• **What to do**
Copy out the complete listing, word for word.

• **Provided material**
** BEGIN **

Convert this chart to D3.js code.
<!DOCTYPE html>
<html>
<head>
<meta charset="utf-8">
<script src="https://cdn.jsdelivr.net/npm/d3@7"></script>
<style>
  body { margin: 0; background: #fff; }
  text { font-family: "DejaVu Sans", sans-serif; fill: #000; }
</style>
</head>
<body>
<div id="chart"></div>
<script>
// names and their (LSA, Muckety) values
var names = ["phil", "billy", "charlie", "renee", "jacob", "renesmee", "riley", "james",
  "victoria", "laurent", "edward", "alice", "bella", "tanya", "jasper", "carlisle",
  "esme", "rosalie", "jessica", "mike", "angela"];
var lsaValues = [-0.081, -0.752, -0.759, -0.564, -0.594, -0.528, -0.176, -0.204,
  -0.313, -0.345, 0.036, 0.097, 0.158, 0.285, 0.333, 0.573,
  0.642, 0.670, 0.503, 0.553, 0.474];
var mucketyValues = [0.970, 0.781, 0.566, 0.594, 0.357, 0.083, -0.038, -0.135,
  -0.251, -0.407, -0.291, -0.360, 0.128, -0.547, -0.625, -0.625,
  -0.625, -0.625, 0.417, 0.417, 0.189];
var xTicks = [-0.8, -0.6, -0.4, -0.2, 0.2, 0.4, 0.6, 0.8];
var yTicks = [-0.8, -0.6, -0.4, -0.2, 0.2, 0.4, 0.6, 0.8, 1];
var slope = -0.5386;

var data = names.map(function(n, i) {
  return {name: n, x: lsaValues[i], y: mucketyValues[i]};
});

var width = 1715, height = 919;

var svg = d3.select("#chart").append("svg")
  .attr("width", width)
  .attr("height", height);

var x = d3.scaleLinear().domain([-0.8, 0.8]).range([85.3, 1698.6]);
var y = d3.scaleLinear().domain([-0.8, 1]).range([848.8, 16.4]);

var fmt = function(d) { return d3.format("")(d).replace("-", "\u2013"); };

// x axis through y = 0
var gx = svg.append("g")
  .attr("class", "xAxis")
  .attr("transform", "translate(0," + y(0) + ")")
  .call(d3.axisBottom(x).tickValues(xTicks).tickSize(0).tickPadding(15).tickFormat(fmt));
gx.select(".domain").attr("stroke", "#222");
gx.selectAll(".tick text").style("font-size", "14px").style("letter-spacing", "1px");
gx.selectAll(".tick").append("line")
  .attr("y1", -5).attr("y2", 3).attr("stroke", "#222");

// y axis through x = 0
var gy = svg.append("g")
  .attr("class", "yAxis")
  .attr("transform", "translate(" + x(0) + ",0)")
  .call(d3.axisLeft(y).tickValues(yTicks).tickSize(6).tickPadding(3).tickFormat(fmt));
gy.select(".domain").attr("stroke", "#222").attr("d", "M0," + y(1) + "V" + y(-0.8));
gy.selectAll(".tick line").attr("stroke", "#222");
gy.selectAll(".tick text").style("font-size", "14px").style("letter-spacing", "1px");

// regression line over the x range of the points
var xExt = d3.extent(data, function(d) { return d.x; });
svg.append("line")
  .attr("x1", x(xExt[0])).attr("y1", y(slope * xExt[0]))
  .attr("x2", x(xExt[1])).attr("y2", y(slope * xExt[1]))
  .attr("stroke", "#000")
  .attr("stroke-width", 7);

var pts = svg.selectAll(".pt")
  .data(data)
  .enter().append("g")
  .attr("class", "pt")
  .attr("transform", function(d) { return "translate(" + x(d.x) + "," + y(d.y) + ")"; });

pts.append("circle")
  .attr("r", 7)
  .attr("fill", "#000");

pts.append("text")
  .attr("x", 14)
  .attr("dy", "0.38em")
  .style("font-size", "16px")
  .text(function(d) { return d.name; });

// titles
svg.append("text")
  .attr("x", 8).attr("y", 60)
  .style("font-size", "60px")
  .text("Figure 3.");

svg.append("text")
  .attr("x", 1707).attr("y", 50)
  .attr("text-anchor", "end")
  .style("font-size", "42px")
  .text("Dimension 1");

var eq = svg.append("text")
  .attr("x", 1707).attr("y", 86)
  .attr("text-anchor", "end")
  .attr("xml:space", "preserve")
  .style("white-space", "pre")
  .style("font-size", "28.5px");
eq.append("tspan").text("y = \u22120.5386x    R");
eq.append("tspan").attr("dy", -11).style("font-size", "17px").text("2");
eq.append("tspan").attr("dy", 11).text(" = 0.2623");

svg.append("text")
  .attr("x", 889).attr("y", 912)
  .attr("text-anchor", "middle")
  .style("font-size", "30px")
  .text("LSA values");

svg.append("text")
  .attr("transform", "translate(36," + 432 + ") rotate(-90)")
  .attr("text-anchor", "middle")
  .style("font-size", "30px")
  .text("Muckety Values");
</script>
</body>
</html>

** END **

• **The response**
Convert this chart to D3.js code.
<!DOCTYPE html>
<html>
<head>
<meta charset="utf-8">
<script src="https://cdn.jsdelivr.net/npm/d3@7"></script>
<style>
  body { margin: 0; background: #fff; }
  text { font-family: "DejaVu Sans", sans-serif; fill: #000; }
</style>
</head>
<body>
<div id="chart"></div>
<script>
// names and their (LSA, Muckety) values
var names = ["phil", "billy", "charlie", "renee", "jacob", "renesmee", "riley", "james",
  "victoria", "laurent", "edward", "alice", "bella", "tanya", "jasper", "carlisle",
  "esme", "rosalie", "jessica", "mike", "angela"];
var lsaValues = [-0.081, -0.752, -0.759, -0.564, -0.594, -0.528, -0.176, -0.204,
  -0.313, -0.345, 0.036, 0.097, 0.158, 0.285, 0.333, 0.573,
  0.642, 0.670, 0.503, 0.553, 0.474];
var mucketyValues = [0.970, 0.781, 0.566, 0.594, 0.357, 0.083, -0.038, -0.135,
  -0.251, -0.407, -0.291, -0.360, 0.128, -0.547, -0.625, -0.625,
  -0.625, -0.625, 0.417, 0.417, 0.189];
var xTicks = [-0.8, -0.6, -0.4, -0.2, 0.2, 0.4, 0.6, 0.8];
var yTicks = [-0.8, -0.6, -0.4, -0.2, 0.2, 0.4, 0.6, 0.8, 1];
var slope = -0.5386;

var data = names.map(function(n, i) {
  return {name: n, x: lsaValues[i], y: mucketyValues[i]};
});

var width = 1715, height = 919;

var svg = d3.select("#chart").append("svg")
  .attr("width", width)
  .attr("height", height);

var x = d3.scaleLinear().domain([-0.8, 0.8]).range([85.3, 1698.6]);
var y = d3.scaleLinear().domain([-0.8, 1]).range([848.8, 16.4]);

var fmt = function(d) { return d3.format("")(d).replace("-", "\u2013"); };

// x axis through y = 0
var gx = svg.append("g")
  .attr("class", "xAxis")
  .attr("transform", "translate(0," + y(0) + ")")
  .call(d3.axisBottom(x).tickValues(xTicks).tickSize(0).tickPadding(15).tickFormat(fmt));
gx.select(".domain").attr("stroke", "#222");
gx.selectAll(".tick text").style("font-size", "14px").style("letter-spacing", "1px");
gx.selectAll(".tick").append("line")
  .attr("y1", -5).attr("y2", 3).attr("stroke", "#222");

// y axis through x = 0
var gy = svg.append("g")
  .attr("class", "yAxis")
  .attr("transform", "translate(" + x(0) + ",0)")
  .call(d3.axisLeft(y).tickValues(yTicks).tickSize(6).tickPadding(3).tickFormat(fmt));
gy.select(".domain").attr("stroke", "#222").attr("d", "M0," + y(1) + "V" + y(-0.8));
gy.selectAll(".tick line").attr("stroke", "#222");
gy.selectAll(".tick text").style("font-size", "14px").style("letter-spacing", "1px");

// regression line over the x range of the points
var xExt = d3.extent(data, function(d) { return d.x; });
svg.append("line")
  .attr("x1", x(xExt[0])).attr("y1", y(slope * xExt[0]))
  .attr("x2", x(xExt[1])).attr("y2", y(slope * xExt[1]))
  .attr("stroke", "#000")
  .attr("stroke-width", 7);

var pts = svg.selectAll(".pt")
  .data(data)
  .enter().append("g")
  .attr("class", "pt")
  .attr("transform", function(d) { return "translate(" + x(d.x) + "," + y(d.y) + ")"; });

pts.append("circle")
  .attr("r", 7)
  .attr("fill", "#000");

pts.append("text")
  .attr("x", 14)
  .attr("dy", "0.38em")
  .style("font-size", "16px")
  .text(function(d) { return d.name; });

// titles
svg.append("text")
  .attr("x", 8).attr("y", 60)
  .style("font-size", "60px")
  .text("Figure 3.");

svg.append("text")
  .attr("x", 1707).attr("y", 50)
  .attr("text-anchor", "end")
  .style("font-size", "42px")
  .text("Dimension 1");

var eq = svg.append("text")
  .attr("x", 1707).attr("y", 86)
  .attr("text-anchor", "end")
  .attr("xml:space", "preserve")
  .style("white-space", "pre")
  .style("font-size", "28.5px");
eq.append("tspan").text("y = \u22120.5386x    R");
eq.append("tspan").attr("dy", -11).style("font-size", "17px").text("2");
eq.append("tspan").attr("dy", 11).text(" = 0.2623");

svg.append("text")
  .attr("x", 889).attr("y", 912)
  .attr("text-anchor", "middle")
  .style("font-size", "30px")
  .text("LSA values");

svg.append("text")
  .attr("transform", "translate(36," + 432 + ") rotate(-90)")
  .attr("text-anchor", "middle")
  .style("font-size", "30px")
  .text("Muckety Values");
</script>
</body>
</html>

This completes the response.